What’s Your Artificial Intelligence Strategy?

Artificial-Intelligence

For the past several years, Apple, Google and Microsoft have established themselves as leaders in consumer-facing artificial intelligence (“AI”). Despite some flaws in their usability, Siri, Google Now and Cortana, respectively, are all remarkable products — “virtual assistants” that respond to natural-language commands to provide information and services that help you organize and plan more easily.

Obviously these efforts have just scratched the surface of their potential, and the pace of invention and change of AI will only accelerate. As this technology gets cheaper and more accessible, business models will shift dramatically. AI not only allows firms to understand much more about their customers and significantly change their interactions with them but also lowers friction that customers experience in working with their technology. Asking a language-based question or issuing a full command to accomplish a task is easier than using bits of search queries or clicking through multiple menus and web pages.

Indeed, remarkable progress has been made in making computers “think” more like people. IBM has built a computer chip that works much more like your brain does than current computers. Terming it a “neurosynaptic processor,” IBM draws the distinction thus: “Traditional computers focus on language and analytical thinking [such as in the left brain]; neurosynaptic chips address the senses and pattern recognition [such as in the right brain].” IBM’s goal over time is to bring these two methods together to create a “holistic computing intelligence.”

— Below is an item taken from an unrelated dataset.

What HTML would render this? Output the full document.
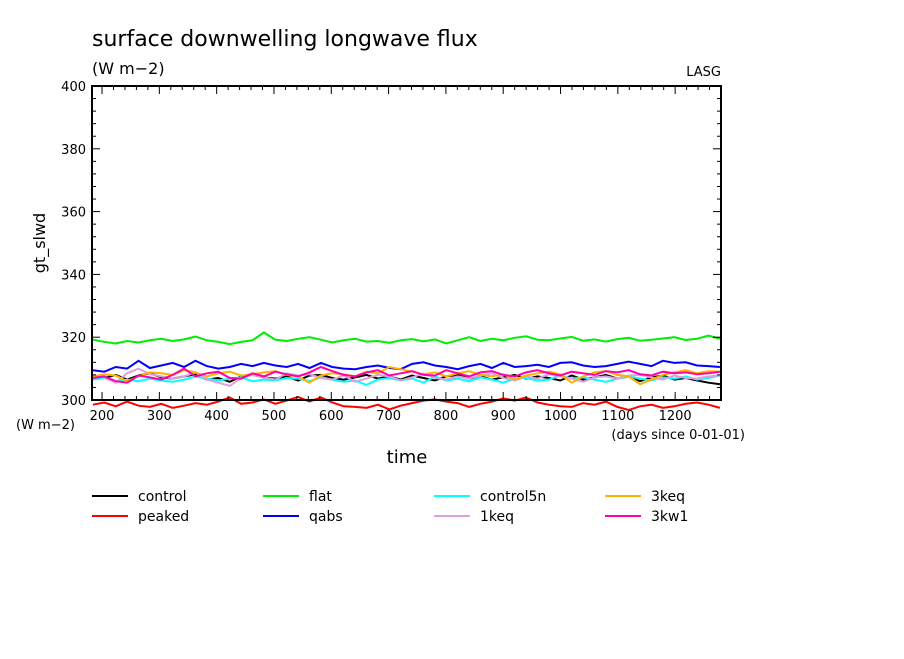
<!DOCTYPE html>
<html><head><meta charset="utf-8">
<style>
body{margin:0;background:#fff;}
svg text{font-family:"DejaVu Sans","Liberation Sans",sans-serif;}
</style></head>
<body>
<svg id="chart" width="904" height="654" viewBox="0 0 904 654" xmlns="http://www.w3.org/2000/svg">
<rect width="904" height="654" fill="#fff"/>
<text x="92" y="46" font-size="22">surface downwelling longwave flux</text>
<text x="92" y="74" font-size="16">(W m−2)</text>
<text x="721" y="76" font-size="13" text-anchor="end">LASG</text>
<text x="45" y="243" font-size="16" text-anchor="middle" transform="rotate(-90 45 243)">gt_slwd</text>
<text x="407" y="463" font-size="18" text-anchor="middle">time</text>
<text x="16" y="429" font-size="13">(W m−2)</text>
<text x="745" y="439" font-size="13" text-anchor="end">(days since 0-01-01)</text>
<g id="series"></g>
<g id="axes"></g>
<g id="legend"></g>
</svg>
<script>
const xTicks=[200,300,400,500,600,700,800,900,1000,1100,1200];
const yTicks=[300,320,340,360,380,400];
const seriesNames=["control","peaked","flat","qabs","control5n","1keq","3keq","3kw1"];
const seriesColors=["#000000","#ff0000","#00ee00","#0000ff","#00ffff","#dda0dd","#ffb000","#ff00aa"];
const control=[307.5,307.0,308.0,306.5,307.8,308.5,307.2,306.8,307.5,308.2,306.5,307.0,305.8,307.5,308.0,307.2,306.8,307.5,306.2,307.8,308.0,307.0,306.5,307.2,308.0,306.8,307.5,306.5,307.8,307.0,306.2,307.5,308.0,306.8,307.5,306.5,307.2,308.0,306.8,307.5,307.0,306.2,307.8,306.5,307.2,308.0,306.8,307.5,306.0,307.2,307.8,306.5,307.0,306.2,305.5,305.0];
const peaked=[298.5,299.2,298.0,299.5,298.2,297.8,298.8,297.5,298.2,299.0,298.5,299.5,300.8,298.8,299.2,300.2,298.8,299.8,301.0,299.5,300.8,299.2,298.0,297.8,297.5,298.5,297.0,298.2,299.0,299.8,300.2,299.5,299.0,297.8,298.8,299.5,300.5,299.8,300.8,299.2,298.5,298.0,297.8,299.0,298.5,299.5,297.8,296.8,298.0,298.5,297.5,298.0,298.8,299.2,298.5,297.5];
const flat=[319.2,318.5,318.0,318.8,318.3,319.0,319.5,318.8,319.3,320.2,319.0,318.5,317.8,318.5,319.0,321.5,319.2,318.8,319.5,320.0,319.2,318.3,319.0,319.5,318.6,318.8,318.2,319.0,319.4,318.7,319.3,318.0,319.0,320.0,318.8,319.5,319.0,319.8,320.3,319.2,319.0,319.6,320.1,318.9,319.3,318.6,319.4,319.8,318.9,319.2,319.6,320.0,319.1,319.5,320.5,319.5];
const qabs=[309.5,309.0,310.5,310.0,312.5,310.2,311.0,311.8,310.5,312.5,310.8,310.0,310.5,311.5,310.8,311.8,311.0,310.5,311.5,310.2,311.8,310.5,310.0,309.8,310.5,311.0,310.2,309.8,311.5,312.0,311.0,310.5,309.8,310.8,311.5,310.2,311.8,310.5,310.8,311.2,310.5,311.8,312.0,311.0,310.5,310.8,311.5,312.2,311.5,310.8,312.5,311.8,312.0,311.0,310.8,310.5];
const control5n=[306.5,307.0,305.8,306.5,306.0,306.8,306.2,305.8,306.5,307.5,306.8,306.2,306.8,307.2,306.0,306.5,306.2,307.0,306.8,306.0,307.2,306.5,305.8,306.2,304.8,306.5,307.0,306.2,306.8,305.5,307.5,306.2,306.8,306.0,307.2,306.5,305.5,306.8,307.0,306.2,306.5,307.8,306.8,307.2,306.5,305.8,306.8,307.5,306.8,306.2,307.2,306.8,307.5,306.5,307.0,307.8];
const keq1=[308.0,307.2,305.5,308.5,310.0,308.2,307.5,306.8,307.5,308.8,306.5,305.5,304.5,307.0,308.0,307.2,306.5,308.5,307.8,308.2,307.0,306.5,307.8,305.8,306.8,308.0,307.5,306.2,307.2,308.5,307.0,306.5,307.5,306.8,307.8,308.5,307.0,306.2,307.5,306.8,308.2,307.5,306.8,305.8,307.2,307.5,306.8,307.8,308.0,307.2,306.5,307.8,307.0,306.8,307.5,307.8];
const keq3=[307.5,308.2,307.8,306.0,307.5,308.8,308.5,308.0,309.5,308.8,307.5,308.5,309.0,307.8,308.2,308.8,309.2,308.0,307.5,305.5,307.8,308.5,308.2,307.5,309.0,308.5,310.5,309.8,309.0,308.2,308.8,307.5,308.5,309.2,308.0,307.5,308.2,306.5,307.8,308.5,309.0,308.2,305.5,307.5,308.8,309.2,308.0,307.5,305.0,306.5,308.0,308.8,309.5,308.5,309.2,309.0];
const kw13=[307.0,307.5,306.0,305.5,307.8,307.2,306.5,308.0,310.0,307.5,308.5,309.0,307.0,306.8,308.5,307.5,309.0,308.2,307.5,308.8,310.5,309.2,308.0,307.5,308.8,309.5,307.8,308.5,309.2,308.0,307.8,309.5,308.5,307.5,308.8,309.2,308.0,307.5,308.8,309.5,308.5,307.8,309.0,308.5,308.0,309.2,308.8,309.5,308.2,307.8,309.0,308.5,308.8,308.2,308.5,309.0];
const seriesValues=[control,peaked,flat,qabs,control5n,keq1,keq3,kw13];
const drawOrder=[2,3,0,4,5,6,7,1];
const X0=92,X1=721,Y0=400,Y1=86;
const dayMin=182.5,dayMax=1280,vMin=300,vMax=400;
const dayStart=184,dayEnd=1278;
function xs(d){return X0+(d-dayMin)/(dayMax-dayMin)*(X1-X0);}
function ys(v){return Y0-(v-vMin)/(vMax-vMin)*(Y0-Y1);}
const NS="http://www.w3.org/2000/svg";
const sg=document.getElementById('series');
drawOrder.forEach(k=>{
  const vals=seriesValues[k];const n=vals.length;
  const pts=vals.map((v,i)=>xs(dayStart+i*(dayEnd-dayStart)/(n-1)).toFixed(1)+','+ys(v).toFixed(1)).join(' ');
  const p=document.createElementNS(NS,'polyline');
  p.setAttribute('points',pts);p.setAttribute('fill','none');
  p.setAttribute('stroke',seriesColors[k]);p.setAttribute('stroke-width','2');
  
  
  sg.appendChild(p);
});
const ag=document.getElementById('axes');
function line(x1,y1,x2,y2,w){const l=document.createElementNS(NS,'line');l.setAttribute('x1',x1);l.setAttribute('y1',y1);l.setAttribute('x2',x2);l.setAttribute('y2',y2);l.setAttribute('stroke','#000');l.setAttribute('stroke-width',w);


ag.appendChild(l);}
function text(x,y,s,anchor,size,name){const t=document.createElementNS(NS,'text');t.setAttribute('x',x);t.setAttribute('y',y);t.setAttribute('text-anchor',anchor);t.setAttribute('font-size',size);t.textContent=s;


ag.appendChild(t);}
const fr=document.createElementNS(NS,'rect');
fr.setAttribute('x',X0);fr.setAttribute('y',Y1);fr.setAttribute('width',X1-X0);fr.setAttribute('height',Y0-Y1);fr.setAttribute('fill','none');fr.setAttribute('stroke','#000');fr.setAttribute('stroke-width','2');


ag.appendChild(fr);
for(let d=200;d<=1280;d+=20){const x=xs(d);const maj=(d%100===0);const L=maj?8:4;
  line(x,Y0,x,Y0-L,1);line(x,Y1,x,Y1+L,1);}
xTicks.forEach(d=>text(xs(d),Y0+20,String(d),'middle',13,'x-tick-label'));
for(let v=300;v<=400;v+=4){const y=ys(v);const maj=(v%20===0);const L=maj?8:4;
  line(X0,y,X0+L,y,1);line(X1,y,X1-L,y,1);}
yTicks.forEach(v=>text(X0-6,ys(v)+5,String(v),'end',13,'y-tick-label'));
const lg=document.getElementById('legend');
const legendOrder=[0,2,4,6,1,3,5,7];
legendOrder.forEach((k,j)=>{
  const col=j%4,row=Math.floor(j/4);
  const x=92+col*171,y=496+row*20;
  const g=document.createElementNS(NS,'g');
  
  
  const l=document.createElementNS(NS,'line');l.setAttribute('x1',x);l.setAttribute('x2',x+36);l.setAttribute('y1',y);l.setAttribute('y2',y);l.setAttribute('stroke',seriesColors[k]);l.setAttribute('stroke-width','2');
  const t=document.createElementNS(NS,'text');t.setAttribute('x',x+46);t.setAttribute('y',y+5);t.setAttribute('font-size','14');t.textContent=seriesNames[k];
  g.appendChild(l);g.appendChild(t);lg.appendChild(g);
});
</script>
</body></html>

Artificial intelligence isn’t coming; it’s here. Companies who fail to grasp its significance and embrace its power leave themselves vulnerable to a sea change as spectacular and massive as the invention of the Internet itself. With this type of advancement, computing and product development have reached a tipping point and will never be the same. The way people interact with machines and vice-versa — from user interfaces to information architecture down to programming and deep logic — will be forever altered, and every company needs to be prepared for this transition.

This is not lost on many enterprises, and examples abound of new entrants into the AI game. Twitter recently bought a company called Madbits, which uses deep learning to create a “convolutional neural network” in order for its machines to teach themselves processes. Madbits is focused on images, so Twitter will most likely start using the technology to improve its image processing and presentation, but the possibilities for the company are much grander. By understanding the bent of someone’s tweet-stream and extrapolating personality, likes, dislikes and tendencies, Twitter can, for example, serve up much more targeted advertising and promoted tweets, offer specific e-commerce opportunities to users and track and sell deep data to others. A new world of high-margin revenue streams opens up.

Elsewhere, Facebook has created a facial recognition system called “DeepFace” that is 97% effective at correctly identifying people. Compare that to the relatively poor 85% success rate of the FBI’s “Next Generation Identification” system for faces, and it’s clear that Facebook understands that their business rides on serving up the best content in people’s news feeds and also the most appropriate ads tied to that content. AI is a crucial part of their strategy in which they are investing heavily.

Content companies are also taking advantage of AI, using its computing power to create videos, stories and other types of materials, in many cases cutting out the human middleman (and therefore cutting costs). Disney just published a research paper on a technique where computers take multiple videos shot by cameras worn by people during an event and edit them together into a relatively coherent narrative. It’s not ready for prime time, but it’s obvious where this is going. Similarly, Narrative Science has been operating for many years, using its AI product called Quill that automatically takes formatted data sets (e.g., baseball box scores, financial reports) and turns them into articles that people can read. They’ve been growing over the years, counting Forbes and other media companies among their customers.

Many smaller firms are using the technology as well. Timista is a virtual concierge that uses genetics algorithms and other complex forms of AI to help people plan activities based on multiple inputs (time, place, type, party size, etc.). Similarly, Adgorithms has created a programmatic ad-buying platform based entirely on AI: clients input their goals, KPIs, etc., and the company’s computers create ad campaigns with no human involvement whatsoever. These are but a few examples, with many others both in the market and on the way.

Given this exceptionally rapid change, the companies who are able to harness AI productively and elegantly will grow quickly and will dramatically surpass competitors who haven’t made it a critical focus. Don’t be left out.